* To be done *
Copy each line below in which the word "React" occurs.

[Records from a data source]
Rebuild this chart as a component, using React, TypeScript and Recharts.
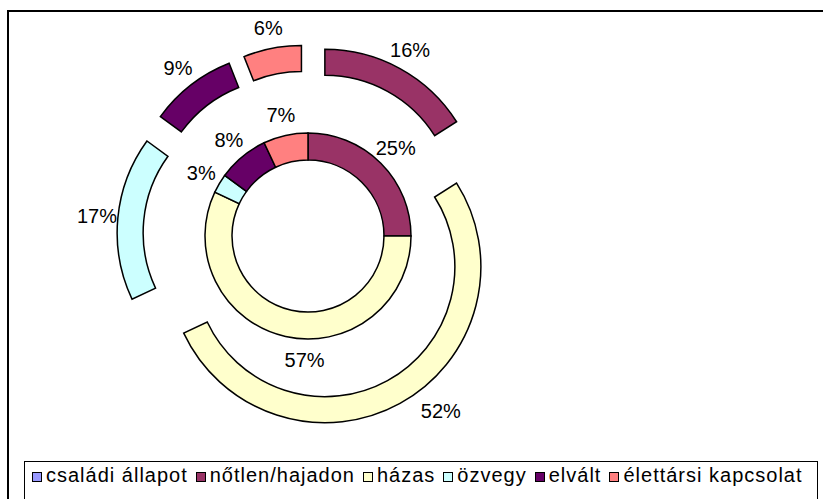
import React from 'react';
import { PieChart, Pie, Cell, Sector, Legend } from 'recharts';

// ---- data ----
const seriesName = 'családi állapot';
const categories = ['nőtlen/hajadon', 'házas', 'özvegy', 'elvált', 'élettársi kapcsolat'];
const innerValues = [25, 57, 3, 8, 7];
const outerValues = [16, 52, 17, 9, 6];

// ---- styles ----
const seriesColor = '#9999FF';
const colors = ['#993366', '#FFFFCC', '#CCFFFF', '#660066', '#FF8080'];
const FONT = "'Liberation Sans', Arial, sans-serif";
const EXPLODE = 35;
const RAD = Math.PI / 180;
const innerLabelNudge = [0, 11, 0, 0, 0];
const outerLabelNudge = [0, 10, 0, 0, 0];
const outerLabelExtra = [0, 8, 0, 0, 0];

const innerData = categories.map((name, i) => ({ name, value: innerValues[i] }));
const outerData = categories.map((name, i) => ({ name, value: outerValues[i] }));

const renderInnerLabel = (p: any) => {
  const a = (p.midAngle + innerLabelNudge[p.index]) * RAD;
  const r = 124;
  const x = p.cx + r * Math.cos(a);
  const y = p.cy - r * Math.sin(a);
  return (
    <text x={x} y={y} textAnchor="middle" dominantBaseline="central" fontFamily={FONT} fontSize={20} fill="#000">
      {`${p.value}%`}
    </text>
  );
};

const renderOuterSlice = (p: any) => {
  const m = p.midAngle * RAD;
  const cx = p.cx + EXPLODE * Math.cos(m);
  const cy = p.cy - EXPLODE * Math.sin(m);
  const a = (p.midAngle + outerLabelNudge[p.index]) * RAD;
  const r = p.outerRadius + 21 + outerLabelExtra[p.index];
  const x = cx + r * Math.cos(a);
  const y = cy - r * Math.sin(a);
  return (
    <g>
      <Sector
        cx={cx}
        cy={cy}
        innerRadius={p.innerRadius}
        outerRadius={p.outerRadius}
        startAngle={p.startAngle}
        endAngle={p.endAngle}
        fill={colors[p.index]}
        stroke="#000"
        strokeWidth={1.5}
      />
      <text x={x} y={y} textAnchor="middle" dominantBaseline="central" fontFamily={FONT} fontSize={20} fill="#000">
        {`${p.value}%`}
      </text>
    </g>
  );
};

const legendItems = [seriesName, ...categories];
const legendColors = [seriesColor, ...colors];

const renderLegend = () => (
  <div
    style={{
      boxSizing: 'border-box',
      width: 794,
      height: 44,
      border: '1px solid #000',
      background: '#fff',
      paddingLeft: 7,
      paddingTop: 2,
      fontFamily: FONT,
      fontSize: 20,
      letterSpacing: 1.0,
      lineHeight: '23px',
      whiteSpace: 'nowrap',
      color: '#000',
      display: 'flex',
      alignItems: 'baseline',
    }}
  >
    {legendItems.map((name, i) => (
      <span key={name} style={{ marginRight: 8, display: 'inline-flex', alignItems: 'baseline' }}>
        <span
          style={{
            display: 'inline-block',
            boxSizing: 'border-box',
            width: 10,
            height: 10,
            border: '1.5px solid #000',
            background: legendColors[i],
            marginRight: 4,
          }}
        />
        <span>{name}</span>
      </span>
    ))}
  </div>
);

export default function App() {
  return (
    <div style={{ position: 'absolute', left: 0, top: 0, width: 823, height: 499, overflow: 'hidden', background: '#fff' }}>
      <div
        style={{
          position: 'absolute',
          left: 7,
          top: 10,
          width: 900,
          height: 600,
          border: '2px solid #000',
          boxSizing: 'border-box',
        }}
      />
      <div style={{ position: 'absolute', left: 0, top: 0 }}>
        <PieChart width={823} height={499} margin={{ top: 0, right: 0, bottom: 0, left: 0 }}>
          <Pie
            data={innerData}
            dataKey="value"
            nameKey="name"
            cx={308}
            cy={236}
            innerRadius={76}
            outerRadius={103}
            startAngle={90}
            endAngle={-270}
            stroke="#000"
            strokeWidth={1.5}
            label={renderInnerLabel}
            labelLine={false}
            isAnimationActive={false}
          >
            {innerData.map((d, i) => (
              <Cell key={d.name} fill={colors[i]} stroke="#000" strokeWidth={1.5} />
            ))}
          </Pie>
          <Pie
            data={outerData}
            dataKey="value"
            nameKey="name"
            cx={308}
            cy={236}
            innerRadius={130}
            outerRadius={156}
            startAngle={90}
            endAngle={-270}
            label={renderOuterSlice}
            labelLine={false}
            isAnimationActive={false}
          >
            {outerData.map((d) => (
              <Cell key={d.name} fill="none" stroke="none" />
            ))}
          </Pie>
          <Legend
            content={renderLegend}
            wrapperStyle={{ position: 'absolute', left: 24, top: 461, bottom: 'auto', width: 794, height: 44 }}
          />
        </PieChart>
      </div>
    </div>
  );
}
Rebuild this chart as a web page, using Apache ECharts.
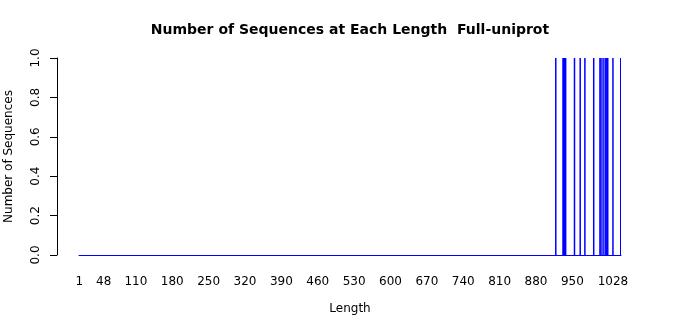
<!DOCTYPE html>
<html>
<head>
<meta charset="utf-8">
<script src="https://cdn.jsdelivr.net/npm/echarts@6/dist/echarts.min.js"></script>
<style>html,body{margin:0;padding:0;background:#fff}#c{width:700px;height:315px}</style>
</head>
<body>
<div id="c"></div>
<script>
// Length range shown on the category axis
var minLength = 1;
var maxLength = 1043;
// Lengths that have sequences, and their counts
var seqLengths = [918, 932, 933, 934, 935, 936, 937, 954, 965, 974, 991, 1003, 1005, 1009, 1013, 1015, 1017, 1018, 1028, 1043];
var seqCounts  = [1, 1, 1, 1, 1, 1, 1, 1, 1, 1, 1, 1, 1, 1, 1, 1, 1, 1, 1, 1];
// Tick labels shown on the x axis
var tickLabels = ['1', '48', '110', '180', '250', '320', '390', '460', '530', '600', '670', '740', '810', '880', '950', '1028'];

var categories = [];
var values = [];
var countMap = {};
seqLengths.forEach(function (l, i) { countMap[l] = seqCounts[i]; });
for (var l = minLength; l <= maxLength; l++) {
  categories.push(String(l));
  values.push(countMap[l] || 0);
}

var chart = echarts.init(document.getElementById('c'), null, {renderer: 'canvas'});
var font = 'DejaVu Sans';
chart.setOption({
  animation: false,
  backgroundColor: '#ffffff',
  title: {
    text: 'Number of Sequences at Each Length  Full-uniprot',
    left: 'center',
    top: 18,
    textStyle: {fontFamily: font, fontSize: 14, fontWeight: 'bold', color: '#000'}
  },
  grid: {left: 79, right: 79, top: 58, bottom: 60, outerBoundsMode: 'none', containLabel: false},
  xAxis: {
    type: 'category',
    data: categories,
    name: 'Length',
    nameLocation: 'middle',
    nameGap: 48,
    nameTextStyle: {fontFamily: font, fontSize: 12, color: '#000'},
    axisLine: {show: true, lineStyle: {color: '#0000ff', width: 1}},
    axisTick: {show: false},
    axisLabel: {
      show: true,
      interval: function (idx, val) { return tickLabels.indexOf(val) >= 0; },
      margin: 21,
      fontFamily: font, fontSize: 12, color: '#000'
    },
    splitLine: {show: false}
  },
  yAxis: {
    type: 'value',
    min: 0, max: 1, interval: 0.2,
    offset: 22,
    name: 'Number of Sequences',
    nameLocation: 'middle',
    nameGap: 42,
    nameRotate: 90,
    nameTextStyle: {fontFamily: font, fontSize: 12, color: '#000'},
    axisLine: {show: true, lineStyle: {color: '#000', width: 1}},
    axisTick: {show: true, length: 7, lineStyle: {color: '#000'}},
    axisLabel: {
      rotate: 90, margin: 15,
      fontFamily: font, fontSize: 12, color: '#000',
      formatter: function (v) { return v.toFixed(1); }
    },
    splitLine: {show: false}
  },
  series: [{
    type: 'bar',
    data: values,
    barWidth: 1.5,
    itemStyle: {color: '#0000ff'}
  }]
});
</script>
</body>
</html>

* Solution to this task *
Rebuild this chart as a component, using React, TypeScript and Recharts.
import React from 'react';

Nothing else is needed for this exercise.